-- Begin --

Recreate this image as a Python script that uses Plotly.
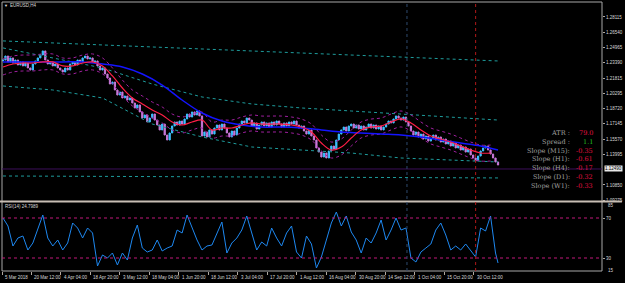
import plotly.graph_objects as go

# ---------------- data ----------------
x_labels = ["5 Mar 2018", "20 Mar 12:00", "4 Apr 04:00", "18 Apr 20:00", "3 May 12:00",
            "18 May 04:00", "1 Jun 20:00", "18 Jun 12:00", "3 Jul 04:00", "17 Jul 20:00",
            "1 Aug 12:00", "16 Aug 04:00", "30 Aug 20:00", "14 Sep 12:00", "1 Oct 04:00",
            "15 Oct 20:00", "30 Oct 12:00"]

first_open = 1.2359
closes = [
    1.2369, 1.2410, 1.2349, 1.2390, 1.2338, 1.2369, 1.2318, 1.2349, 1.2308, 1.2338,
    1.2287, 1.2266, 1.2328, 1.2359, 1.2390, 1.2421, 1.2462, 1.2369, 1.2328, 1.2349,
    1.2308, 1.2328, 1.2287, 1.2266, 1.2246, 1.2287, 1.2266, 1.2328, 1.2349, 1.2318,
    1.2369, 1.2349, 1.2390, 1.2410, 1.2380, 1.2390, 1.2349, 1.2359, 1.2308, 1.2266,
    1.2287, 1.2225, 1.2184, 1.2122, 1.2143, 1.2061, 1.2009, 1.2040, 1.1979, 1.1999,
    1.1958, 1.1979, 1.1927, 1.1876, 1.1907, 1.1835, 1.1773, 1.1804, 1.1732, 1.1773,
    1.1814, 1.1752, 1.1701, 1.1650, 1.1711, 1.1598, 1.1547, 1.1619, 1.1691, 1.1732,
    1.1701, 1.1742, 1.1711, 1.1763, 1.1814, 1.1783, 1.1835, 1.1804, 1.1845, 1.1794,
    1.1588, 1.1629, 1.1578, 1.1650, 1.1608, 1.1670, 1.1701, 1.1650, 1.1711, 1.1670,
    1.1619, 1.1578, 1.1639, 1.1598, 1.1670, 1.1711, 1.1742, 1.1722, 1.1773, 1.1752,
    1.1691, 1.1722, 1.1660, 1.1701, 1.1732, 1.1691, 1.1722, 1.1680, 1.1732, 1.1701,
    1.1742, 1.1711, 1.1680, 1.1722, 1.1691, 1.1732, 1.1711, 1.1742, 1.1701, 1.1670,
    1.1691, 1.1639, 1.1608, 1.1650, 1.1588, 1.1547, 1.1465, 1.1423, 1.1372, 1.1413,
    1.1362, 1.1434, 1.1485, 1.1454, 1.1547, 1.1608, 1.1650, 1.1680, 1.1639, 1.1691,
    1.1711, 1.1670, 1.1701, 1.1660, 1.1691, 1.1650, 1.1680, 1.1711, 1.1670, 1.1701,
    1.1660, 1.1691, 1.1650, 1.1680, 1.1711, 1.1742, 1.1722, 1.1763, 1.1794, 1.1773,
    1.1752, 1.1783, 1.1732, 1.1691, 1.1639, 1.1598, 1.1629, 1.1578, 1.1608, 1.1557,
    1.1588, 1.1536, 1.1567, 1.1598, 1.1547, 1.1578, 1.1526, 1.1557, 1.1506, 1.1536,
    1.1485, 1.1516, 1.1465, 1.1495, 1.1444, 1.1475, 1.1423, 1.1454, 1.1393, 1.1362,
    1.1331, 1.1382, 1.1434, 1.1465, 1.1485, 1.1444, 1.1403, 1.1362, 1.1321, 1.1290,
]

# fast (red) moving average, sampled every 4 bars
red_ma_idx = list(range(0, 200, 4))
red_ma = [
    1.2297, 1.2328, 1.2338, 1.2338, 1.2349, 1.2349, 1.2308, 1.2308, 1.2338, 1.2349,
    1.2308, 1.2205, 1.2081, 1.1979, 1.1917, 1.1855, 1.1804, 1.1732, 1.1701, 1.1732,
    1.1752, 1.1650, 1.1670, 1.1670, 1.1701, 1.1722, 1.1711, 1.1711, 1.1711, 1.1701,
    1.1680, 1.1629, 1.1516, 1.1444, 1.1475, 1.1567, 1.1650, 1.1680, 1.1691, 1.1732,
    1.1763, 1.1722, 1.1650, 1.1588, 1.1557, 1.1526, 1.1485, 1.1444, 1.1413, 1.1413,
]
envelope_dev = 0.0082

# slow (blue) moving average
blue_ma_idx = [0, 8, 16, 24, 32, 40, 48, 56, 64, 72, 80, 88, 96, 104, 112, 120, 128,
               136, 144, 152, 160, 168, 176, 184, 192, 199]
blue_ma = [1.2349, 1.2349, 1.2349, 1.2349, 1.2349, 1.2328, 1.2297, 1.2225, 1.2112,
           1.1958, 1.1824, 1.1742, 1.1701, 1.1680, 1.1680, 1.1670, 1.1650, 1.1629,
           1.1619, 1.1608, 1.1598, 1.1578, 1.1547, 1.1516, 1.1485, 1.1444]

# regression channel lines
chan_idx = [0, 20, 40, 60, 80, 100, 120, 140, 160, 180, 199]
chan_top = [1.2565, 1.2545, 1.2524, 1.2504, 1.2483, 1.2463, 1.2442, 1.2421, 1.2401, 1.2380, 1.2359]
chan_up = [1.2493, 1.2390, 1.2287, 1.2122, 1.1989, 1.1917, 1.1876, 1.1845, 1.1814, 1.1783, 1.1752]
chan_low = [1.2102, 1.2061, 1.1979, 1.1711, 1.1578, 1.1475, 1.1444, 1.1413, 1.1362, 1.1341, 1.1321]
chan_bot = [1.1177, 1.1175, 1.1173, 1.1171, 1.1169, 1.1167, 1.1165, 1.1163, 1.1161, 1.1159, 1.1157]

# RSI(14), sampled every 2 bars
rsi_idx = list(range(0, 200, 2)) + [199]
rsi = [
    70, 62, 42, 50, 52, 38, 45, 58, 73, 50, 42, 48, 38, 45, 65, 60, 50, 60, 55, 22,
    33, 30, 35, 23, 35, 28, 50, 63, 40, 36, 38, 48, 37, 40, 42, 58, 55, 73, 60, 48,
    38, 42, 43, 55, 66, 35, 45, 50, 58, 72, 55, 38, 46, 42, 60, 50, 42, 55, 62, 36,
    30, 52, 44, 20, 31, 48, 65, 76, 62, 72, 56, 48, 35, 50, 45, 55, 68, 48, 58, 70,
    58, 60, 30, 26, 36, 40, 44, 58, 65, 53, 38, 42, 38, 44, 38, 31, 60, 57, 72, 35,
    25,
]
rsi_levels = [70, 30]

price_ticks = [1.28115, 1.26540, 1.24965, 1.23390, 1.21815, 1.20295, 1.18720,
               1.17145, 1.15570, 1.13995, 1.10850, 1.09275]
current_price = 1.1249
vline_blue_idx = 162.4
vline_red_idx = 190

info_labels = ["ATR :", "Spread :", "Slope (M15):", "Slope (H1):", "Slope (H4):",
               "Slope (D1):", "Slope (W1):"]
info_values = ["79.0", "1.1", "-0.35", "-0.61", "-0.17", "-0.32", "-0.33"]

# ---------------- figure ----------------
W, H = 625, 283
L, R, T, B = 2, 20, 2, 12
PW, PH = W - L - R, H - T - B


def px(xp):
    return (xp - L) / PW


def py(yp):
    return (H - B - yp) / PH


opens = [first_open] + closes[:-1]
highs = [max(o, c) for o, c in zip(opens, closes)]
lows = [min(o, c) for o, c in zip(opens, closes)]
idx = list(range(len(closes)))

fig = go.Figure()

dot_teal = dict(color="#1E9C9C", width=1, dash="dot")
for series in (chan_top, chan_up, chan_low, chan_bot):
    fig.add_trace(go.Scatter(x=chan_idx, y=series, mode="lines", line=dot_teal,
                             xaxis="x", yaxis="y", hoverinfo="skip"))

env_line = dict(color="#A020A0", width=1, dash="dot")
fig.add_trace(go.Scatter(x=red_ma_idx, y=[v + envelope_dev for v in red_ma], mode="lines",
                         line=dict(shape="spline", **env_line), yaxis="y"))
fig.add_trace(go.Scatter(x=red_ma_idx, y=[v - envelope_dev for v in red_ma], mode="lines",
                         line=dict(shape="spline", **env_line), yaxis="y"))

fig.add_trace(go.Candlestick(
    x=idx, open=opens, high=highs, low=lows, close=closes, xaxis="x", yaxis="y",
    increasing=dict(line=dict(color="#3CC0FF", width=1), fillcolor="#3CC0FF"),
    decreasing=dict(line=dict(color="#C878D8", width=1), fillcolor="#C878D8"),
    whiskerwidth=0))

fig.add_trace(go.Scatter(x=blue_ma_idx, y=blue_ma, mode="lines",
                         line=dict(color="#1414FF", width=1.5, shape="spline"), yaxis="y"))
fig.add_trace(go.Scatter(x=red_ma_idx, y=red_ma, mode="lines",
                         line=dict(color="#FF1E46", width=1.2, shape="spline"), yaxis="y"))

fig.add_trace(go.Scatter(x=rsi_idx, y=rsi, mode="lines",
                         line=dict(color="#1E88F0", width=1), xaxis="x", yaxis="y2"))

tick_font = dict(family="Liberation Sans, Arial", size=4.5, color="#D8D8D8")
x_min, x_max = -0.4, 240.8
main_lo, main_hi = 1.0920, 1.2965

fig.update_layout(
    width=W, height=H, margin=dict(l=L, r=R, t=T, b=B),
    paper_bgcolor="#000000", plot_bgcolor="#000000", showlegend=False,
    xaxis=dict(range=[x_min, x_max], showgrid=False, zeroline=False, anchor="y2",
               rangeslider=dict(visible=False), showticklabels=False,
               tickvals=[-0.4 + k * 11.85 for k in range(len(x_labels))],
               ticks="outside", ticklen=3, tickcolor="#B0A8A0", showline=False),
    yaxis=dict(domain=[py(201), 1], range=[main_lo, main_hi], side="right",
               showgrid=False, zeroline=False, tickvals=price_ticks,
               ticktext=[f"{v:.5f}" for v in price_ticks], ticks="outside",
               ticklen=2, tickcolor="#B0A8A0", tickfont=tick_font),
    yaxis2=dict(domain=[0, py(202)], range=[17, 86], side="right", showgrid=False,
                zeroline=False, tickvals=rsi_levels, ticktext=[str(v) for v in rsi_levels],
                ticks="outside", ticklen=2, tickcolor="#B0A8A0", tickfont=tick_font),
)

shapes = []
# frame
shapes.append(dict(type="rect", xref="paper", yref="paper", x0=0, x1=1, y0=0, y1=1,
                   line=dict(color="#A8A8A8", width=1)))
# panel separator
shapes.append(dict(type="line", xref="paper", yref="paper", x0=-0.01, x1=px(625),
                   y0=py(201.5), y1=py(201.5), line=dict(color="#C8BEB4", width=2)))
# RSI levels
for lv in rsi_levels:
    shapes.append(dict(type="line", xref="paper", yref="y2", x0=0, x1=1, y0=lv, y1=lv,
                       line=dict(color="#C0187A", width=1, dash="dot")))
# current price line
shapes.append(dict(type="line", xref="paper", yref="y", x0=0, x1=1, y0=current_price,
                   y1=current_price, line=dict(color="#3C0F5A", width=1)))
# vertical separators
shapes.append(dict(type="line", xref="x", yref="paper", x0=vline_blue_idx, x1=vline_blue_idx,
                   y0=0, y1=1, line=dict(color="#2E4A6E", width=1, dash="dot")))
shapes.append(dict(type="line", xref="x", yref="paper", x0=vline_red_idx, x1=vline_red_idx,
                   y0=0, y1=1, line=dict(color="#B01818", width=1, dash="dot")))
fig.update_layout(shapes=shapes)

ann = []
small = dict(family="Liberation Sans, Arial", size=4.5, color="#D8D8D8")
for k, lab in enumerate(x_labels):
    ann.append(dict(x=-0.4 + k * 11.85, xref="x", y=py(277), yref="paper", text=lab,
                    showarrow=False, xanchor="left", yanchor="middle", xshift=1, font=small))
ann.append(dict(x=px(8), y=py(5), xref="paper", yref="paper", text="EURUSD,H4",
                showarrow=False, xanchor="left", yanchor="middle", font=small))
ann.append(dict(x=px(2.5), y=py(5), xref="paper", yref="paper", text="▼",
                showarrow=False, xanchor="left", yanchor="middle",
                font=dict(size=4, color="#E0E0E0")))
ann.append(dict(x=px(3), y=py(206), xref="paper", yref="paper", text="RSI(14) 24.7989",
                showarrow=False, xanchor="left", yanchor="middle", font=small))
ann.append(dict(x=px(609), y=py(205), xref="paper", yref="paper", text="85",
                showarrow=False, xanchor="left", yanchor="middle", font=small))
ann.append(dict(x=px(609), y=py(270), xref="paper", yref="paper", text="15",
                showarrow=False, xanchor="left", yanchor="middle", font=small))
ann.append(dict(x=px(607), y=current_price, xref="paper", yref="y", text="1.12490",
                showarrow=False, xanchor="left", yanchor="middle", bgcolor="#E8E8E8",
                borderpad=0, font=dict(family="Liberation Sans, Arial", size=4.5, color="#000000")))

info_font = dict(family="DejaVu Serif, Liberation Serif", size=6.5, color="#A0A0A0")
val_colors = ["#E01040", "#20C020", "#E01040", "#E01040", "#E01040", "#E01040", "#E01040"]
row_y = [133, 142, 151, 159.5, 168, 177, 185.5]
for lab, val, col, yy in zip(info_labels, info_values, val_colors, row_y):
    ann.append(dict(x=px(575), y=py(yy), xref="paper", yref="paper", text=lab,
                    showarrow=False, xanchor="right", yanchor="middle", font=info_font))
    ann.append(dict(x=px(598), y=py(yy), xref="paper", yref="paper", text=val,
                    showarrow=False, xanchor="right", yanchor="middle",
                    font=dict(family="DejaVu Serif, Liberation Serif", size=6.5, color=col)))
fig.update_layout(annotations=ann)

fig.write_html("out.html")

-- End --

What the exercise asks >>
From the first line above to the line containing "import plotly.graph_objects as go", repeat each line exactly. Pictures stay out.

Full solution >>
Recreate this image as a Python script that uses Plotly.
import plotly.graph_objects as go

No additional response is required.